I'm not looking to find anyone's secret spot, just trying to find more information about it. I would like to try and duck hunt the Colorado River east of Austin and just trying to find where I can hunt and where I can't hunt. As well as what I can and can't do. From my understanding is that as long as I'm in the water outside of the city limits than I should be okay. If some others could please help me I would greatly appreciate it, thanks.


----------



## Mojo281 (Sep 7, 2006)

There is a lot of grey area around river hunting in Texas... By state legislation, we as citizens of the state have the right to access any navigable body of water for means of fishing or hunting. I know that the Colorado is one of few rivers in Texas that is defined as navigable. The grey area comes to play in that your rights are limited to accessing the riverbed and it is unlawful for your shot to cross the riverbed onto private property...

First off, I would contact the LCRA or UCRA, which ever district you plan to hunt in and talk with them about access and legal means. Next, I would research navigation laws and river hunting through TPWD, just so you know your rights. If all else fails, contact a local game warden and let him tell you what is legal and where you can hunt.
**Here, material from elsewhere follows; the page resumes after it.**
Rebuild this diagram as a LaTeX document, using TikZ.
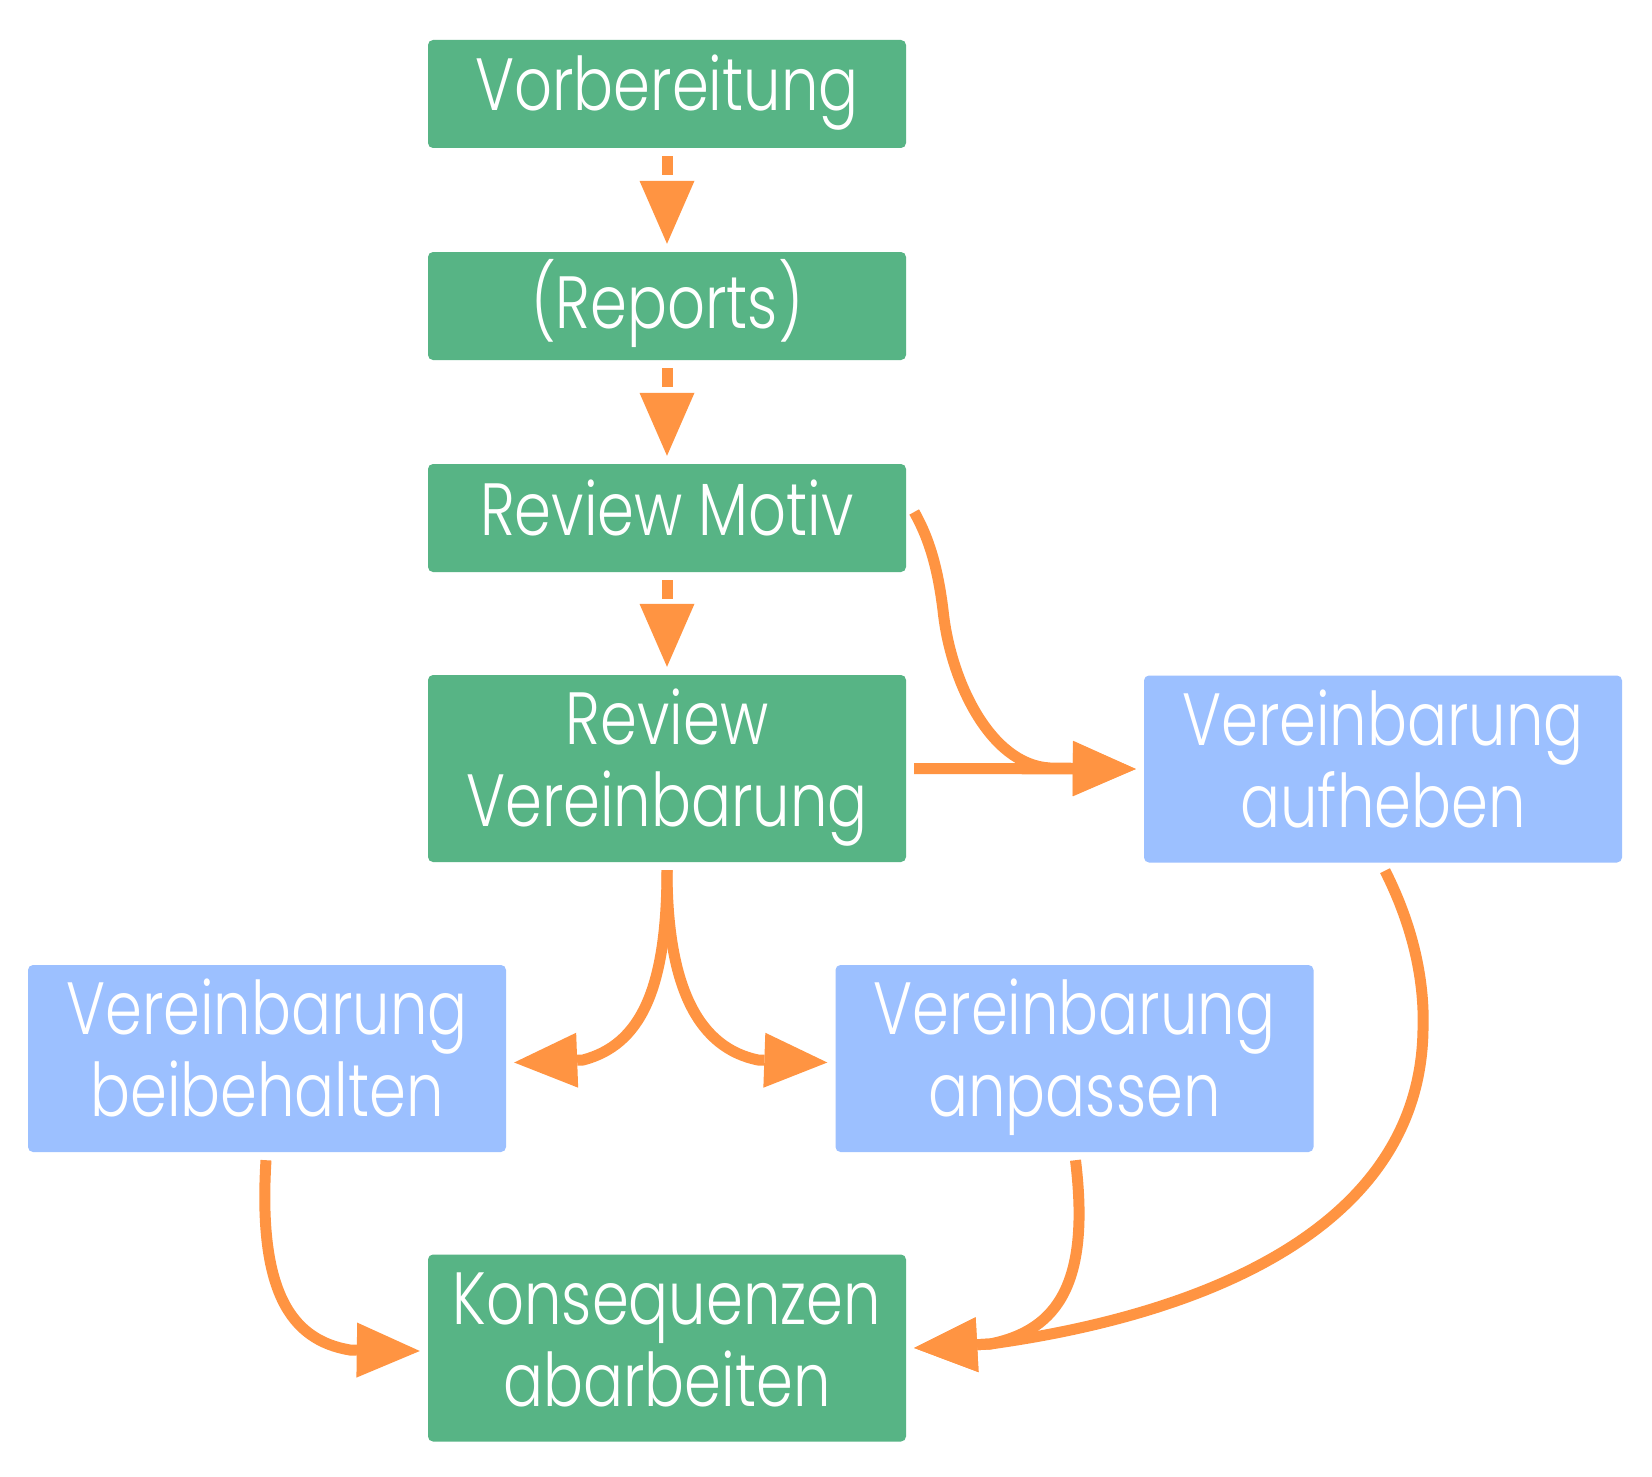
\documentclass[tikz,border=0pt]{standalone}
\usepackage{fontspec}
\setmainfont{Poppins}[UprightFont={* Light}, FakeStretch=0.80]
\usetikzlibrary{arrows.meta,calc}
\definecolor{boxgreen}{RGB}{87,180,133}
\definecolor{boxblue}{RGB}{156,192,255}
\definecolor{arrowor}{RGB}{255,148,66}
\newcommand\lnstrut{\rule[-24pt]{0pt}{82pt}}
\begin{document}
\begin{tikzpicture}[x=1pt,y=-1pt,
  box/.style={rounded corners=5pt, minimum width=478pt, inner sep=0pt, text=white, font=\fontsize{74}{82}\selectfont, align=center},
  gbox/.style={box, fill=boxgreen},
  bbox/.style={box, fill=boxblue},
  small/.style={minimum height=108pt},
  tall/.style={minimum height=187pt},
  conn/.style={draw=arrowor, line width=11pt, -{Triangle[length=63pt,width=55pt,line width=0pt]}},
  dconn/.style={conn, dash pattern=on 19pt off 60pt},
]
\fill[white] (0,0) rectangle (1652,1477);
\useasboundingbox (0,0) rectangle (1652,1477);

\node[gbox,small] (vorb) at (667,94) {\lnstrut Vorbereitung};
\node[gbox,small] (rep) at (667,306) {\lnstrut (Reports)};
\node[gbox,small] (motiv) at (667,518) {\lnstrut Review Motiv};
\node[gbox,tall] (revver) at (667,768.5) {\lnstrut Review\\\lnstrut Vereinbarung};
\node[bbox,tall] (aufh) at (1383,769) {\lnstrut Vereinbarung\\\lnstrut aufheben};
\node[bbox,tall] (beib) at (267,1058.5) {\lnstrut Vereinbarung\\\lnstrut beibehalten};
\node[bbox,tall] (anp) at (1074.5,1058.5) {\lnstrut Vereinbarung\\\lnstrut anpassen};
\node[gbox,tall] (kons) at (667,1348) {\lnstrut Konsequenzen\\\lnstrut abarbeiten};

\draw[dconn] ($(vorb.south)+(0,8)$) -- ($(rep.north)+(0,-8)$);
\draw[dconn] ($(rep.south)+(0,8)$) -- ($(motiv.north)+(0,-8)$);
\draw[dconn] ($(motiv.south)+(0,8)$) -- ($(revver.north)+(0,-8)$);

\draw[conn] ($(motiv.east)+(8,-6)$) .. controls (930,540) and (938,570) .. (943,610)
  .. controls (950,680) and (990,765) .. (1050,768) -- ($(aufh.west)+(-8,0)$);
\draw[conn] ($(revver.east)+(8,0)$) -- ($(aufh.west)+(-8,0)$);

\draw[conn] ($(revver.south)+(0,8)$) .. controls (667,990) and (640,1045) .. (583,1060) -- ($(beib.east)+(8,4)$);
\draw[conn] ($(revver.south)+(0,8)$) .. controls (667,990) and (700,1048) .. (758,1060) -- ($(anp.west)+(-8,4)$);

\draw[conn] ($(beib.south)+(-1,8)$) .. controls (258,1290) and (290,1340) .. (350,1350) -- ($(kons.west)+(-8,3)$);
\draw[conn] ($(anp.south)+(1,8)$) .. controls (1090,1280) and (1060,1330) .. (990,1344) -- ($(kons.east)+(8,0)$);
\draw[conn] ($(aufh.south)+(2,8)$) .. controls (1410,920) and (1425,975) .. (1423,1030)
  .. controls (1420,1230) and (1200,1315) .. (990,1344) -- ($(kons.east)+(8,0)$);
\end{tikzpicture}
\end{document}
See link to TPWD: http://www.tpwd.state.tx.us/publica..._issues/rivers/navigation/riddell/index.phtml


----------



## Del Magic (Mar 19, 2008)

I hunt on the Colorado south of Austin. I'm lucky that I have a friend with river front property to hunt from, but I didn't always do it this way. I know you are fine if you hunt from an anchored boat and make sure you do not fire toward people or property. I think LCRA is going to steer you away from getting onto dry land due to that gray area. I second checking with the local warden. We were checked a few years ago by a warden when hunting on the river. We were set up on a sand bar firing into an open field. He told us we were legal as long as we were in the normal river channel or flood banks even if it was dry land at that time. He said to just look over those high banks to make sure there were no houses, livestock, that kind of thing. The way I always look at is, if I have legal question it's best to call whom ever would be arresting you for breaking the law. I'd call the local game warden. Good luck!


----------



## trozy55 (Feb 9, 2009)

Thanks for the help guys


----------



## water turkey2 (Nov 30, 2009)

I have heard there are a lot of guys hunting the Colorado, south of Austin this year and the GW's are really working that area giving out tickets for trespassing. Be careful.


----------



## wampuscat (Jun 30, 2009)

One of our ranches is on the colorado out of Columbus and it sounds like a war down in the river bottom lately.


----------